--- start of Exercise material ---

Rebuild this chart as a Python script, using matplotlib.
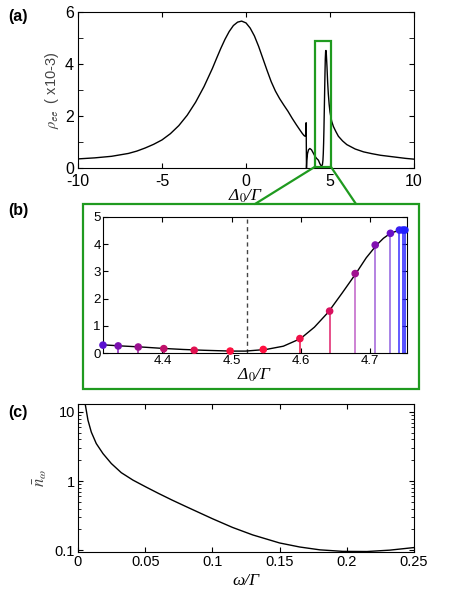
import matplotlib
matplotlib.use("Agg")
import matplotlib.pyplot as plt
from matplotlib.patches import Rectangle, ConnectionPatch
from matplotlib.ticker import FixedLocator, NullFormatter, LogLocator

plt.rcParams["font.family"] = ["Liberation Sans", "DejaVu Sans"]
plt.rcParams["mathtext.fontset"] = "stix"
plt.rcParams["axes.unicode_minus"] = False
plt.rcParams["axes.linewidth"] = 0.8
plt.rcParams["xtick.direction"] = "in"
plt.rcParams["ytick.direction"] = "in"
plt.rcParams["xtick.top"] = True
plt.rcParams["ytick.right"] = True

# --- panel (a): excited-state population vs detuning (x1e-3) ---
a_x = [-10, -9, -8, -7, -6.5, -6, -5.5, -5, -4.5, -4, -3.5, -3, -2.5, -2, -1.75, -1.5,
       -1.25, -1, -0.75, -0.5, -0.26, 0, 0.25, 0.5, 0.75, 1, 1.25, 1.5, 1.75, 2, 2.25,
       2.5, 2.75, 3, 3.2, 3.35, 3.45, 3.52, 3.55, 3.57, 3.58, 3.59, 3.6, 3.62, 3.66, 3.72,
       3.8, 3.9, 4.0, 4.1, 4.2, 4.31, 4.4, 4.45, 4.5, 4.55, 4.58, 4.6, 4.62, 4.64, 4.66,
       4.68, 4.7, 4.72, 4.74, 4.76, 4.78, 4.82, 4.86, 4.9, 4.95, 5.0, 5.1, 5.2, 5.35, 5.5,
       5.75, 6, 6.5, 7, 7.5, 8, 8.5, 9, 9.5, 10]
a_y = [0.35, 0.39, 0.45, 0.56, 0.65, 0.77, 0.91, 1.08, 1.32, 1.63, 2.03, 2.53, 3.13, 3.83,
       4.22, 4.60, 4.95, 5.25, 5.48, 5.61, 5.65, 5.58, 5.38, 5.08, 4.68, 4.22, 3.76, 3.32,
       2.96, 2.67, 2.42, 2.18, 1.91, 1.66, 1.47, 1.33, 1.25, 1.22, 1.28, 1.50, 1.74, 0.90,
       0.0, 0.30, 0.55, 0.70, 0.75, 0.70, 0.58, 0.46, 0.37, 0.30, 0.16, 0.11, 0.07, 0.13,
       0.30, 0.55, 0.95, 1.50, 2.20, 2.90, 3.60, 4.20, 4.48, 4.52, 4.40, 3.90, 3.30, 2.85,
       2.45, 2.15, 1.80, 1.60, 1.40, 1.22, 1.04, 0.90, 0.73, 0.62, 0.55, 0.49, 0.45, 0.41,
       0.37, 0.34]
zoom_box = (4.11, 0.05, 5.05, 4.88)  # x0, y0, x1, y1 of the green box

# --- panel (b): zoom on the side peak ---
b_line_x = [4.314, 4.34, 4.37, 4.40, 4.43, 4.46, 4.50, 4.52, 4.55, 4.575, 4.60, 4.62, 4.64,
            4.66, 4.68, 4.695, 4.71, 4.72, 4.73, 4.74, 4.755]
b_line_y = [0.30, 0.26, 0.22, 0.17, 0.13, 0.10, 0.07, 0.07, 0.13, 0.25, 0.53, 0.95, 1.50,
            2.20, 2.92, 3.50, 3.97, 4.22, 4.40, 4.49, 4.53]
b_pts_x = [4.314, 4.336, 4.365, 4.402, 4.446, 4.498, 4.546, 4.599, 4.642, 4.679, 4.708,
           4.730, 4.743, 4.748, 4.751]
b_pts_y = [0.29, 0.26, 0.22, 0.16, 0.10, 0.07, 0.13, 0.53, 1.54, 2.92, 3.97, 4.40, 4.52,
           4.52, 4.52]
b_pt_colors = ["#5a10d0", "#7a10b0", "#9a1090", "#c0106a", "#e01050", "#ff1040", "#ff1040",
               "#f01048", "#d8105e", "#a01090", "#8010b0", "#6a10c8", "#3a20f0", "#2a20ff",
               "#2020ff"]
b_stem_colors = ["#5a10d0", "#8a20c0", "#a020a0", "#c0106a", "#e01050", "#ff1040",
                 "#ff1040", "#f01048", "#e0206a", "#c060c8", "#a060d8", "#9060e0", "#3a30ff",
                 "#2a20ff", "#2020ff"]
b_dash_x = 4.522

# --- panel (c): mean occupation vs frequency ---
c_x = [0.005, 0.0055, 0.0074, 0.0099, 0.0136, 0.0186, 0.0248, 0.0322, 0.0409, 0.0508,
       0.060, 0.070, 0.080, 0.090, 0.10, 0.115, 0.13, 0.15, 0.165, 0.18, 0.197, 0.215,
       0.232, 0.25]
c_y = [14.5, 12.5, 7.6, 5.1, 3.48, 2.49, 1.79, 1.32, 1.03, 0.815, 0.66, 0.53, 0.43, 0.35,
       0.285, 0.213, 0.166, 0.127, 0.111, 0.101, 0.096, 0.0955, 0.100, 0.109]

W, H = 470, 594
fig = plt.figure(figsize=(W / 100, H / 100), dpi=100)


def px_axes(l, t, r, b):
    return fig.add_axes([l / W, 1 - b / H, (r - l) / W, (b - t) / H])


green = "#1f9a1f"
serif_it = dict(family=["Liberation Serif", "DejaVu Serif"], style="italic", fontsize=12.5)
delta_label = "Δ$_0$/Γ"

# (a)
ax_a = px_axes(78, 12, 414, 168)
ax_a.plot(a_x, a_y, color="black", lw=1.0)
ax_a.set_xlim(-10, 10)
ax_a.set_ylim(0, 6)
ax_a.set_xticks([-10, -5, 0, 5, 10])
ax_a.set_yticks([0, 2, 4, 6])
ax_a.yaxis.set_minor_locator(FixedLocator([1, 3, 5]))
ax_a.tick_params(labelsize=11.5, length=3.5, pad=2)
ax_a.tick_params(axis="x", pad=4)
ax_a.tick_params(axis="y", pad=3)
ax_a.tick_params(which="minor", length=3.5)
ax_a.set_xlabel(delta_label, labelpad=-1, **serif_it)
ax_a.set_ylabel(r"$\rho_{\mathsf{ee}}$  ( x10-3)", fontsize=10.5, color="#444444", labelpad=3)
x0, y0, x1, y1 = zoom_box
ax_a.add_patch(Rectangle((x0, y0), x1 - x0, y1 - y0, fill=False, ec=green, lw=1.6,
                         zorder=5, clip_on=False))

# green frame around (b)
fig.add_artist(Rectangle((83 / W, 1 - 389 / H), 336 / W, 185 / H, fill=False,
                         ec=green, lw=1.6, transform=fig.transFigure))
for xd, xp in [(x0, 255), (x1, 356)]:
    con = ConnectionPatch(xyA=(xd, y0), coordsA=ax_a.transData,
                          xyB=(xp / W, 1 - 204 / H), coordsB=fig.transFigure,
                          color=green, lw=1.6)
    fig.add_artist(con)

# (b)
ax_b = px_axes(103, 217, 407, 353)
ax_b.plot(b_line_x, b_line_y, color="black", lw=1.0, zorder=3)
ax_b.vlines(b_pts_x, 0, b_pts_y, colors=b_stem_colors, lw=1.1, zorder=2)
ax_b.scatter(b_pts_x, b_pts_y, c=b_pt_colors, s=20, zorder=4, clip_on=False)
ax_b.axvline(b_dash_x, color="#444444", ls=(0, (3, 2.5)), lw=1.0)
ax_b.set_xlim(4.314, 4.754)
ax_b.set_ylim(0, 5)
ax_b.set_xticks([4.4, 4.5, 4.6, 4.7])
ax_b.set_yticks([0, 1, 2, 3, 4, 5])
ax_b.tick_params(labelsize=9.5, length=3.5, pad=1.5)
ax_b.set_xlabel(delta_label, labelpad=0, **serif_it)

# (c)
ax_c = px_axes(78, 404, 414, 552)
ax_c.plot(c_x, c_y, color="black", lw=1.0)
ax_c.set_yscale("log")
ax_c.set_xlim(0, 0.25)
ax_c.set_ylim(0.094, 13)
ax_c.set_xticks([0, 0.05, 0.1, 0.15, 0.2, 0.25])
ax_c.set_xticklabels(["0", "0.05", "0.1", "0.15", "0.2", "0.25"])
ax_c.set_yticks([0.1, 1, 10])
ax_c.set_yticklabels(["0.1", "1", "10"])
ax_c.yaxis.set_minor_locator(LogLocator(base=10, subs=range(2, 10)))
ax_c.yaxis.set_minor_formatter(NullFormatter())
ax_c.tick_params(labelsize=10.5, length=3.5, pad=2)
ax_c.tick_params(which="minor", length=2)
ax_c.set_xlabel("ω/Γ", labelpad=3, **serif_it)
ax_c.set_ylabel(r"$\bar{n}_\omega$", fontsize=12, color="#444444", labelpad=4)

for lab, yp in [("(a)", 17), ("(b)", 210), ("(c)", 413)]:
    fig.text(8 / W, 1 - yp / H, lab, fontsize=11.5, fontweight="bold", va="center")

fig.savefig("out.png", dpi=100)
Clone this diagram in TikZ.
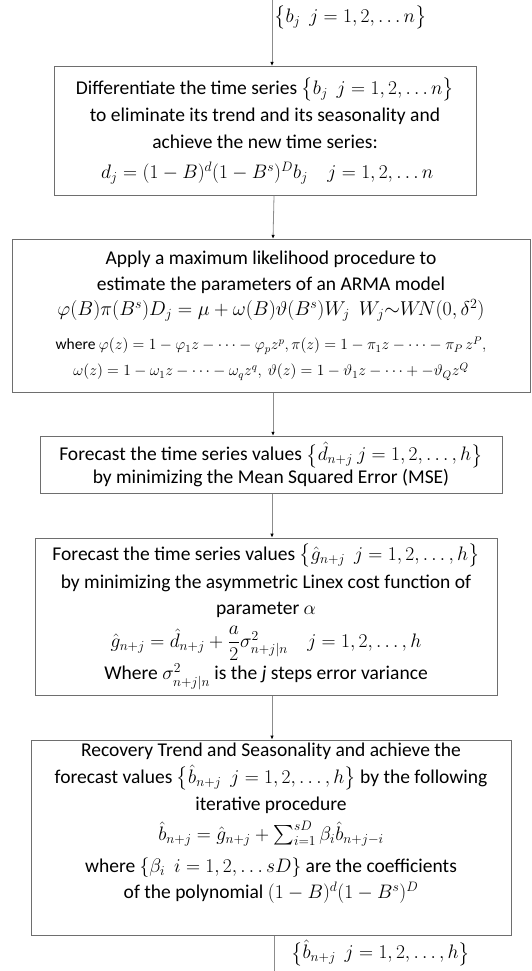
\RequirePackage{fix-cm}
\documentclass[tikz,border=0pt]{standalone}
\usepackage{amsmath}
\usepackage{amssymb}
\usepackage{fontspec}
\setmainfont{Carlito}
\usepackage{tikz}
\usetikzlibrary{arrows.meta, positioning, calc}
\definecolor{boxgray}{RGB}{110, 110, 110}
\definecolor{linegray}{RGB}{140, 140, 140}

\tikzset{
  procbox/.style={draw=boxgray, line width=0.9pt, align=center, inner sep=2pt,
    font=\fontsize{19.5}{26}\selectfont},
  flow/.style={draw=linegray, line width=0.8pt, -{Latex[length=4pt, width=3.5pt, black]}},
  flowlabel/.style={font=\fontsize{19.5}{26}\selectfont, inner sep=0pt}
}
% smaller size for the polynomial lines
\newcommand{\smline}[1]{{\fontsize{15.5}{21}\selectfont #1}}

\begin{document}
\begin{tikzpicture}
                \useasboundingbox (0pt,0pt) rectangle (531pt,-971pt);

                % --- input series ---
                \coordinate (src) at (272pt,0pt);
                \node[flowlabel, anchor=north west] (srclab) at (274pt,-6pt) {$\bigl\{b_j\ \ j=1,2,\ldots n\bigr\}$};

                % --- differencing ---
                \node[procbox, minimum width=422pt, minimum height=129pt, below=66pt of src, xshift=-7pt] (diff) {%
                  Differentiate the time series $\bigl\{b_j\ \ j=1,2,\ldots n\bigr\}$\\[1pt]
                  to eliminate its trend and its seasonality and\\[1pt]
                  achieve the new time series:\\[4pt]
                  $\ d_j=(1-B)^d(1-B^s)^D b_j\quad j=1,2,\ldots n$};
                \draw[flow] (src) -- (diff.north -| src);

                % --- ARMA estimation ---
                \node[procbox, minimum width=518pt, minimum height=153pt, below=43pt of diff, xshift=6pt] (arma) {%
                  Apply a maximum likelihood procedure to\\
                  estimate the parameters of an ARMA model\\[-1pt]
                  {\fontsize{20}{24}\selectfont $\varphi(B)\pi(B^s)D_j=\mu+\omega(B)\vartheta(B^s)W_j\ \ W_j{\sim}W\!N(0,\delta^2)$}\\[8pt]
                  \smline{where $\varphi(z)=1-\varphi_1z-\cdots-\varphi_pz^p,\pi(z)=1-\pi_1z-\cdots-\pi_P\,z^P,$}\\
                  \smline{$\omega(z)=1-\omega_1z-\cdots-\omega_qz^q,\ \vartheta(z)=1-\vartheta_1z-\cdots+-\vartheta_Qz^Q$}};
                \draw[flow] ([xshift=2pt]diff.south -| src) -- ([xshift=8pt]diff.south |- arma.north);

                % --- MSE forecast ---
                \node[procbox, minimum width=462pt, minimum height=57pt, below=43pt of arma] (mse) {%
                  Forecast the time series values $\bigl\{\hat d_{n+j}\ j=1,2,\ldots,h\bigr\}$\\[-3pt]
                  by minimizing the Mean Squared Error (MSE)};
                \draw[flow] ([xshift=2pt]arma.south) -- ([xshift=2pt]arma.south |- mse.north);

                % --- Linex forecast ---
                \node[procbox, minimum width=462pt, minimum height=157pt, below=44pt of mse, xshift=-5pt] (linex) {%
                  Forecast the time series values $\bigl\{\hat g_{n+j}\ \ j=1,2,\ldots,h\bigr\}$\\[2pt]
                  by minimizing the asymmetric Linex cost function of\\
                  parameter $\alpha$\\[7pt]
                  $\hat g_{n+j}=\hat d_{n+j}+\dfrac{a}{2}\sigma^2_{n+j|n}\quad j=1,2,\ldots,h$\\[2pt]
                  Where $\sigma^2_{n+j|n}$ is the \textit{j} steps error variance};
                \draw[flow] ([xshift=1pt]mse.south) -- ([xshift=1pt]mse.south |- linex.north);

                % --- recovery ---
                \node[procbox, minimum width=480pt, minimum height=195pt, below=44pt of linex, xshift=5pt] (recov) {%
                  Recovery Trend and Seasonality and achieve the\\[1pt]
                  forecast values $\bigl\{\hat b_{n+j}\ \ j=1,2,\ldots,h\bigr\}$ by the following\\[1pt]
                  iterative procedure\\[4pt]
                  $\hat b_{n+j}=\hat g_{n+j}+\textstyle\sum_{i=1}^{sD}\beta_i\hat b_{n+j-i}$\\[6pt]
                  where $\{\beta_i\ \ i=1,2,\ldots sD\}$ are the coefficients\\
                  of the polynomial $(1-B)^d(1-B^s)^D$\\[8pt]};
                \draw[flow] ([xshift=6pt]linex.south) -- ([xshift=6pt]linex.south |- recov.north);

                % --- output series ---
                \coordinate[below=40pt of recov, xshift=3pt] (sink);
                \draw[flow] (recov.south -| sink) -- (sink);
                \node[flowlabel, anchor=west] (sinklab) at (291pt,-953pt) {$\bigl\{\hat b_{n+j}\ \ j=1,2,\ldots,h\bigr\}$};

            \end{tikzpicture}
\end{document}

--- end of Exercise material ---

Search the material above for "this". Pull out each line where it shows up.

Solved problem:
Rebuild this chart as a Python script, using matplotlib.
Clone this diagram in TikZ.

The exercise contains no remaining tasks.